PROBLEM DESCRIPTION
Check each line of the entries below for the string "with"; copy every line where it appears.

** Start of RECORDS FOR PROCESSING **

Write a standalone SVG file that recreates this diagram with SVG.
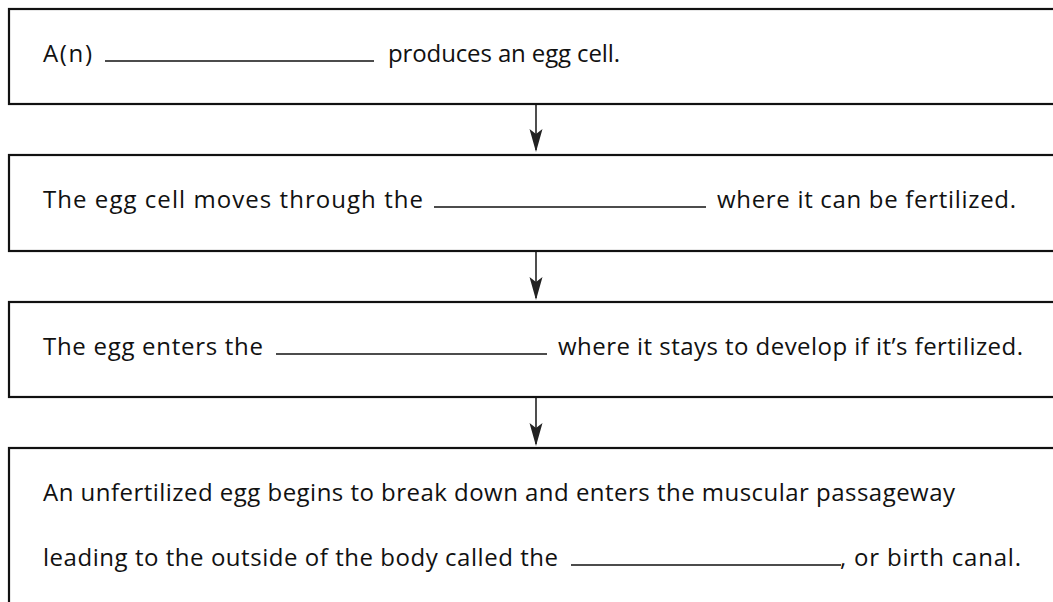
<svg xmlns="http://www.w3.org/2000/svg" width="1053" height="602" viewBox="0 0 1053 602">
<defs>
<style>
.box{fill:#fff;stroke:#111;stroke-width:2.2}
.t{font-family:"Open Sans","Liberation Sans",sans-serif;font-size:24px;fill:#111}
.blank{stroke:#111;stroke-width:1.6}
.conn{stroke:#222;stroke-width:1.6;fill:none}
.head{fill:#222}
</style>
</defs>
<rect width="1053" height="602" fill="#fff"/>
<g id="connectors">
<line class="conn" x1="536" y1="104" x2="536" y2="150"/>
<path class="head" d="M536,152 L529.5,129 L536,134 L542.5,129 Z"/>
<line class="conn" x1="536" y1="251" x2="536" y2="298"/>
<path class="head" d="M536,300 L529.5,277 L536,282 L542.5,277 Z"/>
<line class="conn" x1="536" y1="397" x2="536" y2="444"/>
<path class="head" d="M536,446 L529.5,423 L536,428 L542.5,423 Z"/>
</g>
<g id="node1">
<rect class="box" x="9" y="9" width="1060" height="95"/>
<text class="t" x="43" y="62" textLength="49" lengthAdjust="spacing">A(n)</text>
<line class="blank" x1="105" y1="61" x2="374" y2="61"/>
<text class="t" x="388" y="62" textLength="232" lengthAdjust="spacing">produces an egg cell.</text>
</g>
<g id="node2">
<rect class="box" x="9" y="155" width="1060" height="96"/>
<text class="t" x="43" y="208" textLength="380" lengthAdjust="spacing">The egg cell moves through the</text>
<line class="blank" x1="434" y1="207" x2="706" y2="207"/>
<text class="t" x="717" y="208" textLength="299" lengthAdjust="spacing">where it can be fertilized.</text>
</g>
<g id="node3">
<rect class="box" x="9" y="302" width="1060" height="95"/>
<text class="t" x="43" y="355" textLength="220" lengthAdjust="spacing">The egg enters the</text>
<line class="blank" x1="276" y1="354" x2="547" y2="354"/>
<text class="t" x="558" y="355" textLength="465" lengthAdjust="spacing">where it stays to develop if it’s fertilized.</text>
</g>
<g id="node4">
<rect class="box" x="9" y="448" width="1060" height="200"/>
<text class="t" x="43" y="501" textLength="912" lengthAdjust="spacing">An unfertilized egg begins to break down and enters the muscular passageway</text>
<text class="t" x="43" y="566" textLength="515" lengthAdjust="spacing">leading to the outside of the body called the</text>
<line class="blank" x1="571" y1="565" x2="841" y2="565"/>
<text class="t" x="840" y="566" textLength="181" lengthAdjust="spacing">, or birth canal.</text>
</g>
</svg>
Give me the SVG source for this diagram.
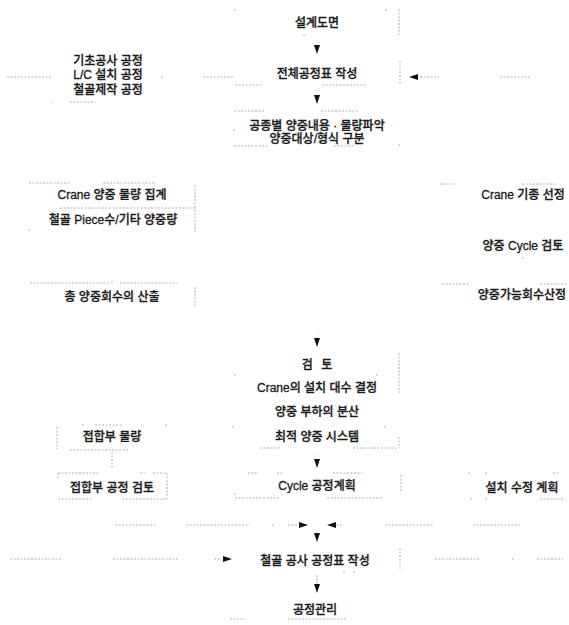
<svg xmlns="http://www.w3.org/2000/svg" width="569" height="625" viewBox="0 0 569 625">
<defs>
<marker id="ah" markerUnits="userSpaceOnUse" markerWidth="10" markerHeight="7" refX="9" refY="3" orient="auto">
<path d="M0,0 L9,3 L0,6 Z" fill="#111"/>
</marker>
<style>
text{font-family:"Liberation Sans","Noto Sans CJK KR",sans-serif;font-size:12px;fill:#1a1a1a;stroke:#1a1a1a;stroke-width:0.3;text-anchor:middle;font-weight:500}
.b{fill:none;stroke:#b0b0b0;stroke-width:1;stroke-dasharray:2 1.5}
.c{fill:none;stroke:#b0b0b0;stroke-width:1;stroke-dasharray:2 1.5}
.a{fill:none;stroke:#d0d0d0;stroke-width:1;stroke-dasharray:1 3;marker-end:url(#ah)}
</style>
</defs>
<rect width="569" height="625" fill="#fff"/>

<g id="n1">
<path class="b" d="M234,10 h2 M385,10 h2 M399,9 v26 M303,35 h2"/>
<text x="317" y="27">설계도면</text>
</g>

<g id="n2">
<path class="b" d="M235,85 h28 M322,85 h45 M400,61 v24"/>
<text x="317" y="78">전체공정표 작성</text>
</g>

<g id="n3">
<text x="108" y="65">기초공사 공정</text>
<text x="108" y="79">L/C 설치 공정</text>
<text x="108" y="94">철골제작 공정</text>
<path class="b" d="M52,102 h1 M70,102 h25"/>
</g>

<g id="n4">
<path class="b" d="M234,111 h31 M321,111 h38 M234,129 v2 M234,146 h34 M334,146 h20 M399,144 v3"/>
<text x="317" y="130">공종별 양중내용 · 물량파악</text>
<text x="317" y="143">양중대상/형식 구분</text>
</g>

<g id="n5">
<path class="b" d="M29,183 h40 M103,183 h53 M60,208 h135 M195,185 v47 M29,229 v2"/>
<text x="112" y="199">Crane 양중 물량 집계</text>
<text x="113" y="224">철골 Piece수/기타 양중량</text>
</g>

<g id="n6">
<path class="b" d="M30,283 h80 M112,281 v4 M120,283 h57 M195,287 v21"/>
<text x="112" y="301">총 양중회수의 산출</text>
</g>

<g id="n7">
<path class="b" d="M440,184 h15 M522,184 h35"/>
<text x="523" y="199">Crane 기종 선정</text>
</g>

<g id="n8">
<path class="b" d="M523,257 v2"/>
<text x="523" y="250">양중 Cycle 검토</text>
</g>

<g id="n9">
<path class="b" d="M442,284 h28 M540,284 h28"/>
<text x="522" y="299">양중가능회수산정</text>
</g>

<g id="n10">
<path class="b" d="M399,353 v40 M235,374 v2 M377,374 v2 M233,426 v2 M385,426 v2 M260,448 h20 M353,448 h45 M399,437 v11"/>
<text x="317" y="369" word-spacing="5">검 토</text>
<text x="317" y="392">Crane의 설치 대수 결정</text>
<text x="317" y="416">양중 부하의 분산</text>
<text x="317" y="441">최적 양중 시스템</text>
</g>

<g id="n11">
<path class="b" d="M82,425 h2 M95,425 h27 M165,425 h2 M57,427 v22 M70,450 h58"/>
<text x="112" y="441">접합부 물량</text>
</g>

<g id="n12">
<path class="b" d="M58,473 h42 M140,473 h5 M153,473 h14 M58,473 v5 M167,473 v26 M58,499 h35 M122,499 h45"/>
<text x="112" y="492">접합부 공정 검토</text>
</g>

<g id="n13">
<path class="b" d="M248,473 h10 M277,473 h6 M333,473 h29 M235,493 v2 M235,498 h45 M327,498 h56"/>
<text x="317" y="490">Cycle 공정계획</text>
</g>

<g id="n14">
<path class="b" d="M468,473 h2 M485,473 h2 M553,473 h7 M401,475 v18 M470,499 h2 M485,499 h2 M540,499 h25"/>
<text x="522" y="492">설치 수정 계획</text>
</g>

<g id="n15">
<path class="b" d="M400,548 v22 M343,572 h2 M353,572 h2"/>
<text x="315" y="565">철골 공사 공정표 작성</text>
</g>

<g id="n16">
<path class="b" d="M230,619 h15 M288,619 h59"/>
<text x="315" y="614">공정관리</text>
</g>

<g id="connectors">
<line class="a" x1="317" y1="40" x2="317" y2="54"/>
<path class="c" d="M7,77 h45 M161,77 h2 M203,77 h30"/>
<path class="c" d="M500,77 h30 M420,77 h19"/>
<line class="a" x1="420" y1="77" x2="409" y2="77"/>
<line class="a" x1="317" y1="90" x2="317" y2="104"/>
<line class="a" x1="317" y1="333" x2="317" y2="347"/>
<line class="a" x1="317" y1="454" x2="317" y2="468"/>
<path class="c" d="M112,452 v16"/>
<path class="c" d="M115,525 h42 M186,525 h64 M272,525 h2 M288,525 h10"/>
<line class="a" x1="296" y1="525" x2="308" y2="525"/>
<path class="c" d="M342,525 h-6 M385,525 h48 M473,525 h47"/>
<line class="a" x1="338" y1="525" x2="327" y2="525"/>
<line class="a" x1="317" y1="529" x2="317" y2="542"/>
<path class="c" d="M10,559 h53 M113,559 h65 M214,559 h6"/>
<line class="a" x1="220" y1="559" x2="232" y2="559"/>
<path class="c" d="M435,559 h45 M512,559 h2 M537,559 h26"/>
<path class="c" d="M317,575 v10"/>
<line class="a" x1="317" y1="583" x2="317" y2="593"/>
</g>
</svg>
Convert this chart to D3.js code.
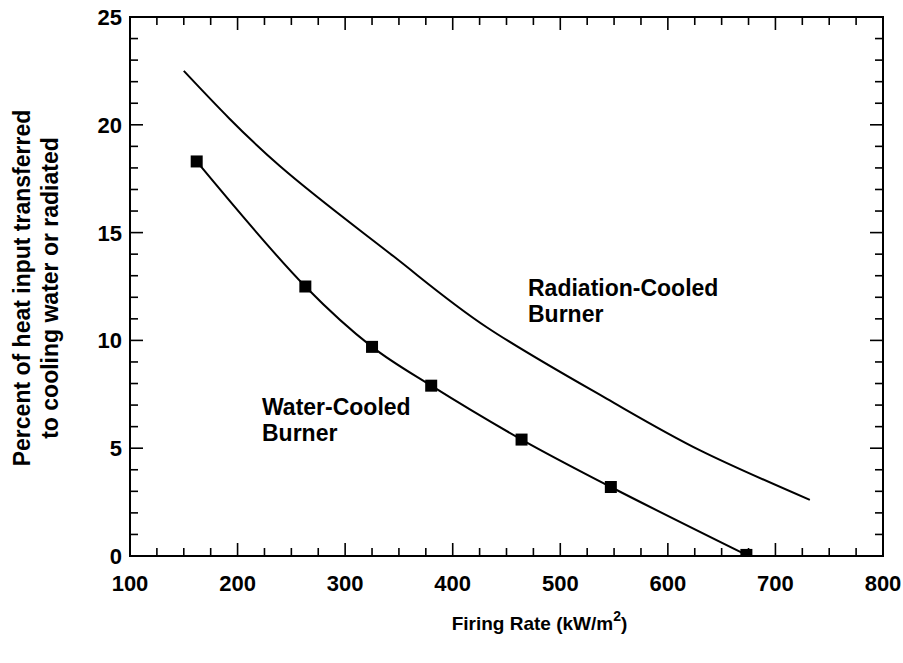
<!DOCTYPE html>
<html>
<head>
<meta charset="utf-8">
<script src="https://cdn.jsdelivr.net/npm/d3@7"></script>
<style>
  body { margin: 0; background: #fff; }
  text { font-family: "Liberation Sans", Arial, sans-serif; font-weight: bold; fill: #000; }
</style>
</head>
<body>
<svg id="chart" width="903" height="663"></svg>
<script>
// firing rate (kW/m2) vs percent of heat input
const waterX = [162, 263, 325, 380, 464, 547, 673];
const waterY = [18.3, 12.5, 9.7, 7.9, 5.4, 3.2, 0.05];

const radX = [150, 239, 345, 432, 543, 630, 732];
const radY = [22.5, 18.1, 13.9, 10.6, 7.3, 4.9, 2.6];

const xTicks = [100, 200, 300, 400, 500, 600, 700, 800];
const yTicks = [0, 5, 10, 15, 20, 25];

const svg = d3.select("#chart");
const pL = 130, pR = 883, pT = 17, pB = 556;

const x = d3.scaleLinear().domain([100, 800]).range([pL, pR]);
const y = d3.scaleLinear().domain([0, 25]).range([pB, pT]);

svg.append("defs").append("clipPath").attr("id", "plot")
  .append("rect").attr("x", pL).attr("y", pT)
  .attr("width", pR - pL).attr("height", pB - pT);

// ticks on all four sides, pointing in
const xMinor = d3.range(100, 801, 25);
const yMinor = d3.range(0, 26, 1);
const ticks = svg.append("g").attr("stroke", "#000").attr("stroke-width", 1.6);
xMinor.forEach(v => {
  const len = v % 100 === 0 ? 13 : 8;
  ticks.append("line").attr("x1", x(v)).attr("x2", x(v)).attr("y1", pB).attr("y2", pB - len);
  ticks.append("line").attr("x1", x(v)).attr("x2", x(v)).attr("y1", pT).attr("y2", pT + len);
});
yMinor.forEach(v => {
  const len = v % 5 === 0 ? 13 : 8;
  ticks.append("line").attr("y1", y(v)).attr("y2", y(v)).attr("x1", pL).attr("x2", pL + len);
  ticks.append("line").attr("y1", y(v)).attr("y2", y(v)).attr("x1", pR).attr("x2", pR - len);
});

svg.append("rect")
  .attr("x", pL).attr("y", pT)
  .attr("width", pR - pL).attr("height", pB - pT)
  .attr("fill", "none").attr("stroke", "#000").attr("stroke-width", 2);

// tick labels
svg.append("g").selectAll("text").data(xTicks).join("text")
  .attr("x", d => x(d)).attr("y", pB + 35)
  .attr("text-anchor", "middle").attr("font-size", 22)
  .text(d => d);

svg.append("g").selectAll("text").data(yTicks).join("text")
  .attr("x", pL - 8).attr("y", d => y(d) + 8)
  .attr("text-anchor", "end").attr("font-size", 22)
  .text(d => d);

// curves
const line = d3.line().x(d => x(d[0])).y(d => y(d[1]));

svg.append("path")
  .datum(radX.map((v, i) => [v, radY[i]]))
  .attr("d", line.curve(d3.curveNatural)).attr("fill", "none").attr("stroke", "#000").attr("stroke-width", 2);

const water = waterX.map((v, i) => [v, waterY[i]]);
svg.append("path")
  .datum(water)
  .attr("d", line.curve(d3.curveCatmullRom)).attr("fill", "none").attr("stroke", "#000").attr("stroke-width", 2);

const sq = 12;
svg.append("g").attr("clip-path", "url(#plot)")
  .selectAll("rect").data(water).join("rect")
  .attr("x", d => x(d[0]) - sq / 2).attr("y", d => y(d[1]) - sq / 2)
  .attr("width", sq).attr("height", sq).attr("fill", "#000");

// annotations
const ann = (tx, ty, lines) => {
  const t = svg.append("text").attr("x", tx).attr("y", ty).attr("font-size", 23);
  lines.forEach((s, i) => t.append("tspan").attr("x", tx).attr("dy", i ? 26 : 0).text(s));
};
ann(528, 296, ["Radiation-Cooled", "Burner"]);
ann(262, 415, ["Water-Cooled", "Burner"]);

// axis titles
const xt = svg.append("text").attr("x", (pL + pR) / 2 + 33).attr("y", 630)
  .attr("text-anchor", "middle").attr("font-size", 19);
xt.append("tspan").text("Firing Rate (kW/m");
xt.append("tspan").attr("dy", -9).attr("font-size", 14).text("2");
xt.append("tspan").attr("dy", 9).text(")");

const yt = svg.append("text").attr("transform", "translate(30,288) rotate(-90)")
  .attr("text-anchor", "middle").attr("font-size", 23);
yt.append("tspan").attr("x", 0).attr("dy", 0).text("Percent of heat input transferred");
yt.append("tspan").attr("x", 0).attr("dy", 28).text("to cooling water or radiated");
</script>
</body>
</html>
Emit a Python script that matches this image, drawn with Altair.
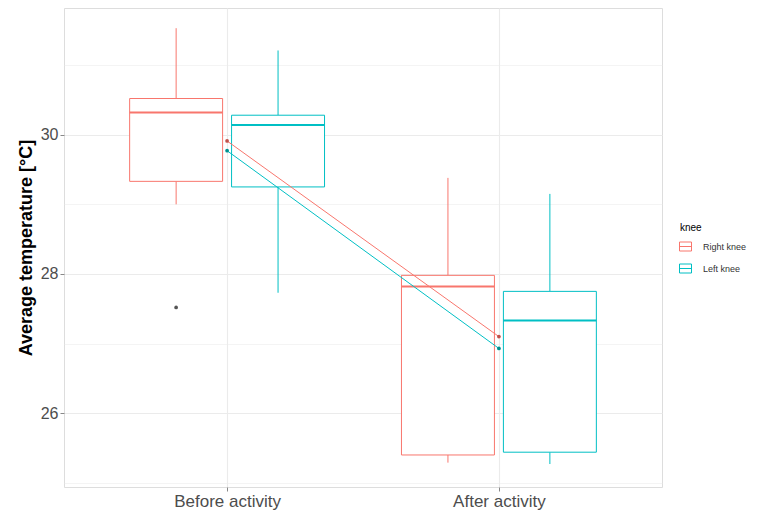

** End of RECORDS FOR PROCESSING **

THE ANSWER
Write a standalone SVG file that recreates this diagram with SVG.
Emit a Python script that matches this image, drawn with Altair.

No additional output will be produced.